Zendaya channels Detroit supermodel Donyale Luna for 'Essence' cover

Nov 18, 2020 at 2:54 pm
click to enlarge Zendaya channels Detroit supermodel Donyale Luna for 'Essence' cover
Courtesy photo
Singer and Euphoria actress Zendaya gives a nod to Donyale Luna, the Detroit native known as "the first Black supermodel," on the cover of the new issue of Essence.

The stunning black and white photos were taken by photographers Ahmad Barber and Donté Maurice, who confirmed on Twitter that Luna was the source of inspiration for the shoot.

"It was such an honor to pay homage to a woman that was such a ground breaking and polarizing figure in the 60s," Maurice wrote. "Hope she would be proud."

Born Peggy Ann Freeman in Detroit, Luna was the first Black model to appear on the cover of the British Vogue in March 1966. (The year before, a sketch of Luna's likeness appeared on the cover of Harper's Bazaar, though her race was ambiguous.)

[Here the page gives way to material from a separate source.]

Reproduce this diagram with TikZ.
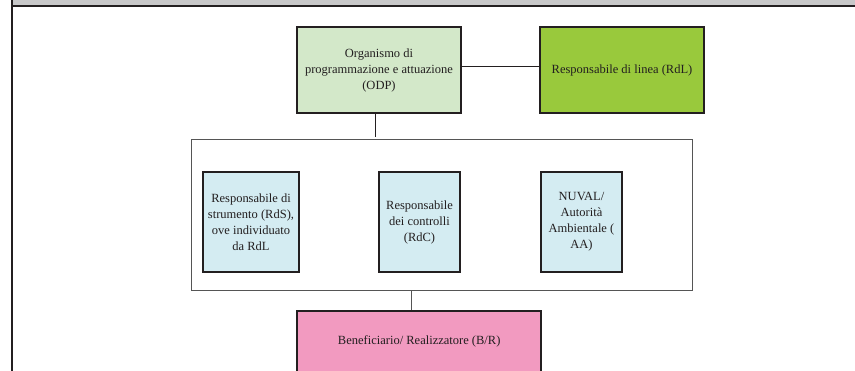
\documentclass[tikz,border=0pt]{standalone}
\usepackage{fontspec}
\setmainfont{Liberation Serif}
\definecolor{bandgray}{HTML}{C8C8C9}
\definecolor{ink}{HTML}{231F20}
\definecolor{odpgreen}{HTML}{D3E8C9}
\definecolor{rdlgreen}{HTML}{99C93C}
\definecolor{paleblue}{HTML}{D4ECF2}
\definecolor{pinkbox}{HTML}{F29AC0}
\definecolor{linegray}{HTML}{555555}
\begin{document}
\begin{tikzpicture}[x=1pt,y=-1pt,
  box/.style={draw=ink, line width=1.8pt, inner sep=0pt, align=center,
    text=ink, font=\fontsize{12.5}{16}\selectfont},
  group/.style={draw=linegray, line width=1pt, inner sep=0pt},
  link/.style={draw=ink, line width=0.9pt},
  glink/.style={draw=linegray, line width=1pt}]
\clip (0,0) rectangle (855,371);
\fill[white] (0,0) rectangle (855,371);
% header band and left rule
\fill[bandgray] (12,0) rectangle (855,5.2);
\draw[ink, line width=1.8pt] (11,5.9) -- (855,5.9);
\draw[ink, line width=1.7pt] (11.9,0) -- (11.9,371);
% top row
\node[box, fill=odpgreen, minimum width=163.4pt, minimum height=85.4pt] (odp) at (379,70)
  {Organismo di\\programmazione e attuazione\\(ODP)};
\node[box, fill=rdlgreen, minimum width=164pt, minimum height=85.4pt] (rdl) at (622,70)
  {Responsabile di linea (RdL)};
% container
\node[group, minimum width=501pt, minimum height=150.7pt] (grp) at (442.2,215.35) {};
\node[box, fill=paleblue, minimum width=95.4pt, minimum height=100.6pt] (rds) at (251,222)
  {Responsabile di\\strumento (RdS),\\ove individuato\\da RdL};
\node[box, fill=paleblue, minimum width=81.6pt, minimum height=100.6pt] (rdc) at (419.5,222)
  {Responsabile\\dei controlli\\(RdC)};
\node[box, fill=paleblue, minimum width=81.6pt, minimum height=100.6pt] (nuval) at (581.5,222)
  {NUVAL/\\Autorità\\Ambientale (\\AA)};
% bottom box
\node[box, fill=pinkbox, minimum width=243.7pt, minimum height=62pt] (br) at (419.2,341.7)
  {Beneficiario/ Realizzatore (B/R)};
% connectors
\draw[link] ([yshift=4pt]odp.east) -- ([yshift=4pt]odp.east -| rdl.west);
\draw[link] ([xshift=-4pt]odp.south) -- ([xshift=-4pt,yshift=2pt]odp.south |- grp.north);
\draw[glink] ([xshift=-8pt]br.north |- grp.south) -- ([xshift=-8pt]br.north);
\end{tikzpicture}
\end{document}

Luna got her big break when the English photographer David McCabe saw her on the streets of Detroit in 1963. "I was on a photo assignment in Detroit, photographing Ford cars [and] there was a school nearby," he recalled. "I was struck by this almost 6-foot-tall beautiful girl — around 14-years-old at the time — wearing her Catholic uniform. She stopped to see what was going on."

Encouraged by McCabe, Luna later moved to New York City to pursue modeling (against the wishes of her mother, who wanted her to become a nurse instead). There, Luna would become a muse for the likes of Andy Warhol, Federico Fellini, and Richard Avedon, and eventually married Italian photographer Luigi Cazzaniga.

"Back in Detroit I wasn't considered beautiful or anything," Luna said in a 1966 Time Magazine interview, "but here I'm different.”



At the age of 33 Luna's drug habit caught up with her, leading her to an accidental heroin overdose on May 17, 1979 in Rome.

You can learn more about her life here.

Zendaya, 24, also almost impersonated another famous and fashionable Detroit woman — she was set to star as the late R&B singer Aaliyah in Lifetime's biopic, Aaliyah: The Princess of R & B. However, Zendaya quit after concerns about its production value surfaced, including news that Aaliyah's family did not grant the film their blessing and refused to allow Aaliyah's musical catalog to be used.

It was probably for the better: the film was widely panned.